The above Theorems 1 and 2 cover an important case that when the peaks in both stable and unstable regions are approximately equal in height, a Bayesian optimization algorithm using the acquisition functions in (12) and (13) will prefer the peak from the stable region. In the case when a peak of the unstable region is higher than a peak of the stable region, the two terms \(m_{t}(\mathbf {x},\varSigma _{\mathbf {x}})-m_{t}(\mathbf {x}',\varSigma _{\mathbf {x}})\) and \(\sigma _{t,a}(\mathbf {x},\varSigma _{\mathbf {x}})-\sigma _{t,a}(\mathbf {x}',\varSigma _{\mathbf {x}})\) would be acting against each other and their net difference will decide whether the algorithm suggests a point from the stable region or unstable region. Since the parameters \(\lambda \) and \(\omega \) are user specified, there exist sufficiently large values of them that always guarantee the suggestion of the stable peak. In the case when a peak of the unstable region is lower than a peak of the stable region, both standard and stable Bayesian optimization will select the stable peak.

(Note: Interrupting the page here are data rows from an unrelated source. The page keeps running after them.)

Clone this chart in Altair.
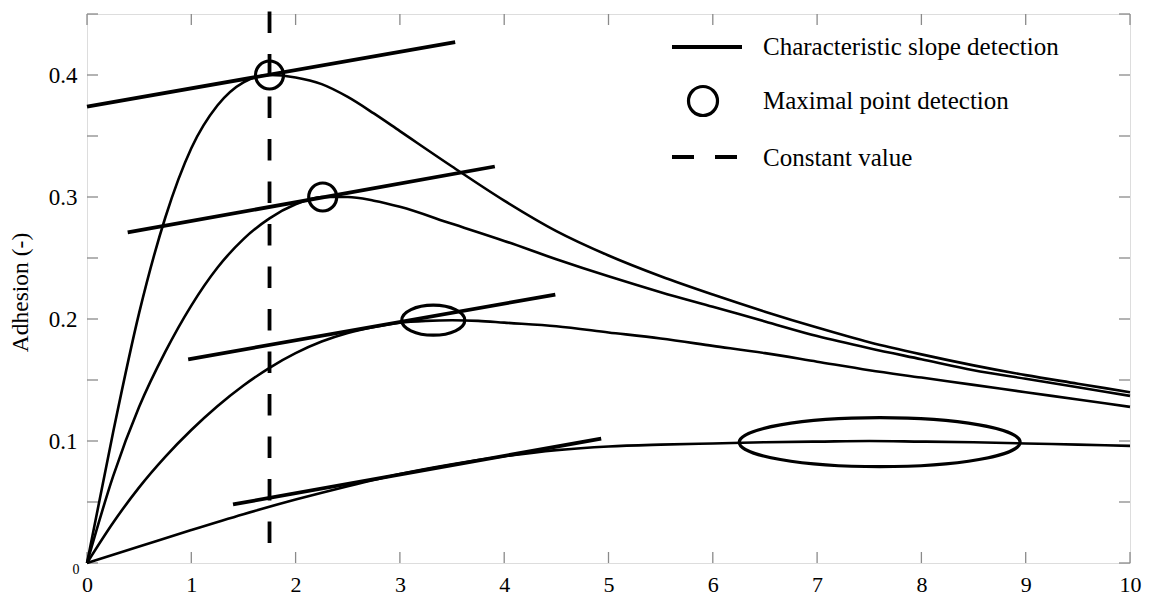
import altair as alt
import pandas as pd

FONT = "Liberation Serif"

# ---- adhesion curves ----
CURVE_A_X = [0, 0.25, 0.5, 0.75, 1.0, 1.25, 1.5, 1.75, 2.0, 2.25, 2.5, 2.75, 3.0, 3.5, 4.0, 4.5, 5.0, 5.5, 6.0, 6.5, 7.0, 7.5, 8.0, 8.5, 9.0, 9.5, 10.0]
CURVE_A_Y = [0, 0.107, 0.205, 0.283, 0.340, 0.375, 0.394, 0.400, 0.398, 0.3925, 0.382, 0.3685, 0.354, 0.325, 0.297, 0.272, 0.252, 0.235, 0.220, 0.206, 0.193, 0.181, 0.171, 0.162, 0.154, 0.147, 0.140]

CURVE_B_X = [0, 0.25, 0.5, 0.75, 1.0, 1.25, 1.5, 1.75, 2.0, 2.25, 2.5, 2.75, 3.0, 3.5, 4.0, 4.5, 5.0, 5.5, 6.0, 6.5, 7.0, 7.5, 8.0, 8.5, 9.0, 9.5, 10.0]
CURVE_B_Y = [0, 0.071, 0.128, 0.173, 0.211, 0.242, 0.2655, 0.2825, 0.294, 0.300, 0.300, 0.297, 0.292, 0.278, 0.264, 0.249, 0.235, 0.222, 0.210, 0.198, 0.186, 0.176, 0.167, 0.158, 0.151, 0.144, 0.137]

CURVE_C_X = [0, 0.25, 0.5, 0.75, 1.0, 1.25, 1.5, 1.75, 2.0, 2.25, 2.5, 2.75, 3.0, 3.25, 3.5, 3.75, 4.0, 4.5, 5.0, 5.5, 6.0, 6.5, 7.0, 7.5, 8.0, 8.5, 9.0, 9.5, 10.0]
CURVE_C_Y = [0, 0.033, 0.062, 0.087, 0.109, 0.1285, 0.1455, 0.160, 0.172, 0.1815, 0.1885, 0.1935, 0.197, 0.1985, 0.199, 0.1985, 0.197, 0.194, 0.189, 0.184, 0.178, 0.172, 0.165, 0.158, 0.152, 0.146, 0.140, 0.134, 0.128]

CURVE_D_X = [0, 0.5, 1.0, 1.5, 2.0, 2.5, 3.0, 3.5, 4.0, 4.5, 5.0, 5.5, 6.0, 6.5, 7.0, 7.5, 8.0, 8.5, 9.0, 9.5, 10.0]
CURVE_D_Y = [0, 0.0135, 0.027, 0.040, 0.052, 0.063, 0.073, 0.081, 0.0875, 0.0925, 0.0955, 0.097, 0.098, 0.099, 0.0995, 0.100, 0.0995, 0.099, 0.098, 0.097, 0.096]

# ---- characteristic slope (tangent) segments ----
TAN_X1 = [0.0, 0.39, 0.97, 1.40]
TAN_Y1 = [0.374, 0.271, 0.167, 0.048]
TAN_X2 = [3.53, 3.91, 4.49, 4.93]
TAN_Y2 = [0.427, 0.325, 0.220, 0.102]

# ---- maximal point detection markers ----
MAX_X = [1.75, 2.26, 3.32, 7.60]
MAX_Y = [0.400, 0.300, 0.199, 0.099]

# ---- constant value ----
CONST_X = 1.75
CONST_Y_FROM = 0.0164
CONST_Y_TO = 0.4533

X_TICKS = list(range(0, 11))
Y_LABEL_TICKS = [0.1, 0.2, 0.3, 0.4]
Y_TICKS = [0, 0.05, 0.1, 0.15, 0.2, 0.25, 0.3, 0.35, 0.4, 0.45]

LEGEND_LABELS = ["Characteristic slope detection", "Maximal point detection", "Constant value"]

# marker sizes in pixels (width, height) - style only
MARKER_PX = [(28, 28), (28, 28), (63, 30), (281, 49)]

W, H = 1043, 549
FRAME = "#8a8a8a"

rows = []
for name, xs_, ys_ in [("A", CURVE_A_X, CURVE_A_Y), ("B", CURVE_B_X, CURVE_B_Y),
                       ("C", CURVE_C_X, CURVE_C_Y), ("D", CURVE_D_X, CURVE_D_Y)]:
    for i, (a, b) in enumerate(zip(xs_, ys_)):
        rows.append({"curve": name, "x": a, "y": b, "o": i})
curves_df = pd.DataFrame(rows)

xs = alt.Scale(domain=[0, 10], nice=False, zero=False)
ys = alt.Scale(domain=[0, 0.45], nice=False, zero=False)

x_axis = alt.Axis(values=X_TICKS, format="d", title=None, grid=False, domain=False,
                  ticks=False, tickSize=0, labelFont=FONT, labelFontSize=22,
                  labelColor="black", labelPadding=11, labelFlush=False)
y_axis = alt.Axis(values=Y_LABEL_TICKS, format=".1f", title="Adhesion (-)", grid=False,
                  domain=False, ticks=False, tickSize=0, labelFont=FONT, labelFontSize=23,
                  labelColor="black", labelPadding=10, labelFlush=False,
                  titleFont=FONT, titleFontSize=23.5, titleFontWeight="normal",
                  titleColor="black", titleX=-67, titleY=278, titleAngle=270,
                  titleAlign="center", titleBaseline="middle")

base_axes = alt.Chart(curves_df).mark_line(
    interpolate="monotone", color="black", strokeWidth=2.6
).encode(
    x=alt.X("x:Q", scale=xs, axis=x_axis),
    y=alt.Y("y:Q", scale=ys, axis=y_axis),
    detail="curve:N",
    order="o:Q",
)

tan_df = pd.DataFrame({"x1": TAN_X1, "y1": TAN_Y1, "x2": TAN_X2, "y2": TAN_Y2})
tangents = alt.Chart(tan_df).mark_rule(color="black", strokeWidth=3.8, strokeCap="butt").encode(
    x=alt.X("x1:Q", scale=xs), y=alt.Y("y1:Q", scale=ys), x2="x2:Q", y2="y2:Q"
)

const_df = pd.DataFrame({"x": [CONST_X], "y1": [CONST_Y_FROM], "y2": [CONST_Y_TO]})
const_line = alt.Chart(const_df).mark_rule(
    color="black", strokeWidth=3.8, strokeDash=[21.5, 21], strokeCap="butt", clip=False
).encode(x=alt.X("x:Q", scale=xs), y=alt.Y("y1:Q", scale=ys), y2="y2:Q")


def ellipse_path(w, h):
    r = h / w
    return f"M-1,0A1,{r:.4f},0,1,1,1,0A1,{r:.4f},0,1,1,-1,0Z"


marker_layers = []
for (mx, my), (w, h) in zip(zip(MAX_X, MAX_Y), MARKER_PX):
    mdf = pd.DataFrame({"x": [mx], "y": [my]})
    marker_layers.append(
        alt.Chart(mdf).mark_point(
            shape=ellipse_path(w, h), size=w * w, filled=False, stroke="black",
            strokeWidth=3.2, opacity=1
        ).encode(x=alt.X("x:Q", scale=xs), y=alt.Y("y:Q", scale=ys))
    )

# ---- inward ticks on all four sides ----
xt = pd.DataFrame({"t": X_TICKS})
yt = pd.DataFrame({"t": Y_TICKS})
tick_style = dict(color=FRAME, strokeWidth=1.3)
ticks = [
    alt.Chart(xt).mark_rule(**tick_style).encode(x=alt.X("t:Q", scale=xs), y=alt.value(H), y2=alt.value(H - 11)),
    alt.Chart(xt).mark_rule(**tick_style).encode(x=alt.X("t:Q", scale=xs), y=alt.value(0), y2=alt.value(11)),
    alt.Chart(yt).mark_rule(**tick_style).encode(y=alt.Y("t:Q", scale=ys), x=alt.value(0), x2=alt.value(11)),
    alt.Chart(yt).mark_rule(**tick_style).encode(y=alt.Y("t:Q", scale=ys), x=alt.value(W), x2=alt.value(W - 11)),
]

# small "0" label of the y axis
zero_lbl = alt.Chart(pd.DataFrame({"x": [0], "y": [0], "t": ["0"]})).mark_text(
    font=FONT, fontSize=14, color="black", dx=-11, dy=7
).encode(x=alt.X("x:Q", scale=xs), y=alt.Y("y:Q", scale=ys), text="t:N")

# ---- hand-made legend ----
one = alt.Data(values=[{"a": 1}])
leg_line = alt.Chart(one).mark_rule(color="black", strokeWidth=3.8, strokeCap="butt").encode(
    x=alt.value(585), x2=alt.value(655), y=alt.value(33), y2=alt.value(33))
leg_circle = alt.Chart(one).mark_point(
    shape=ellipse_path(1, 1), size=29 * 29, filled=False, stroke="black", strokeWidth=3.2, opacity=1
).encode(x=alt.value(616), y=alt.value(87))
leg_dash = alt.Chart(one).mark_rule(color="black", strokeWidth=3.8, strokeDash=[22, 21], strokeCap="butt").encode(
    x=alt.value(585), x2=alt.value(651), y=alt.value(143), y2=alt.value(143))
leg_texts = []
for lbl, py in zip(LEGEND_LABELS, [33, 87, 144]):
    leg_texts.append(
        alt.Chart(alt.Data(values=[{"t": lbl}])).mark_text(
            font=FONT, fontSize=25, color="black", align="left", baseline="middle"
        ).encode(x=alt.value(676), y=alt.value(py), text="t:N")
    )

chart = alt.layer(
    *ticks, base_axes, tangents, const_line, *marker_layers, zero_lbl,
    leg_line, leg_circle, leg_dash, *leg_texts
).properties(
    width=W, height=H,
    autosize=alt.AutoSizeParams(type="none"),
    padding={"left": 79, "top": 6, "right": 13, "bottom": 34},
).configure_view(stroke=FRAME, strokeWidth=1.6).configure(background="white")

chart.save("out.html", embed_options={"renderer": "svg", "actions": False})
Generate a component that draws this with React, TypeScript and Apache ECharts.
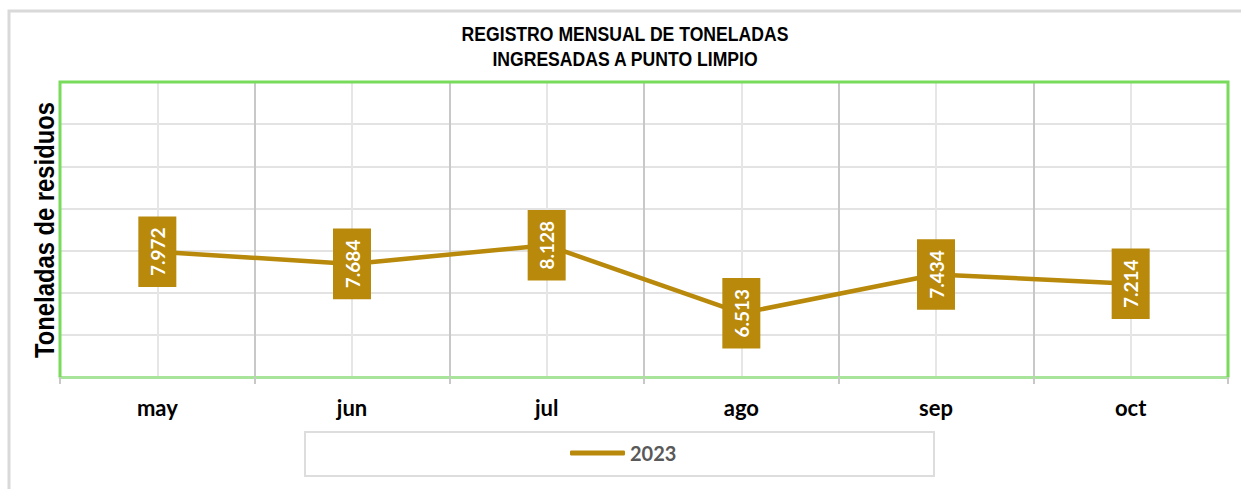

In the two proposed acquisition functions, the aleatoric variance acts as a form of regularization and we penalize the instability by subtracting the term \(\sigma _{t,a}(\mathbf {x},\varSigma _{\mathbf {x}})\). Another possible approach is to have the following regularization,
$$\begin{aligned} a_{t}(\mathbf {x},\varSigma _{\mathbf {x}})=\frac{m_{t}(\mathbf {x},\varSigma _{\mathbf {x}})+\kappa _{t}\sigma _{t}(\mathbf {x},\varSigma _{\mathbf {x}})}{\lambda \sigma _{t,a}(\mathbf {x},\varSigma _{\mathbf {x}})} \end{aligned}$$
in the case of the GP-UCB acquisition function, and
$$\begin{aligned} b_{t}(\mathbf {x},\varSigma _{\mathbf {x}})={\left\{ \begin{array}{ll} v_{t}(z_{t}\varPhi (z_{t})+\phi (z_{t})) &{}\quad \text { if }\,v_{t}>0\\ 0 &{}\quad \text { if }\,v_{t}=0 \end{array}\right. } \end{aligned}$$
where \(z_{t}=\frac{m_{t}(\mathbf {x},\varSigma _{\mathbf {x}})-f(\mathbf {x}^{+})}{\omega \sigma _{t,a}(\mathbf {x},\varSigma _{\mathbf {x}})v_{t}}\) and \(v_{t}=\sigma _{t}(\mathbf {x},\varSigma _{\mathbf {x}})\) for the expected improvement acquisition function. This approach follows an intuition similar to the proposed approach. It can be shown that, when the peaks in both stable and unstable regions are equal in height, these acquisition functions prefer the peaks in the stable regions rather than the unstable ones. Therefore, the algorithm using this approach should lead to similar performance to the proposed algorithm.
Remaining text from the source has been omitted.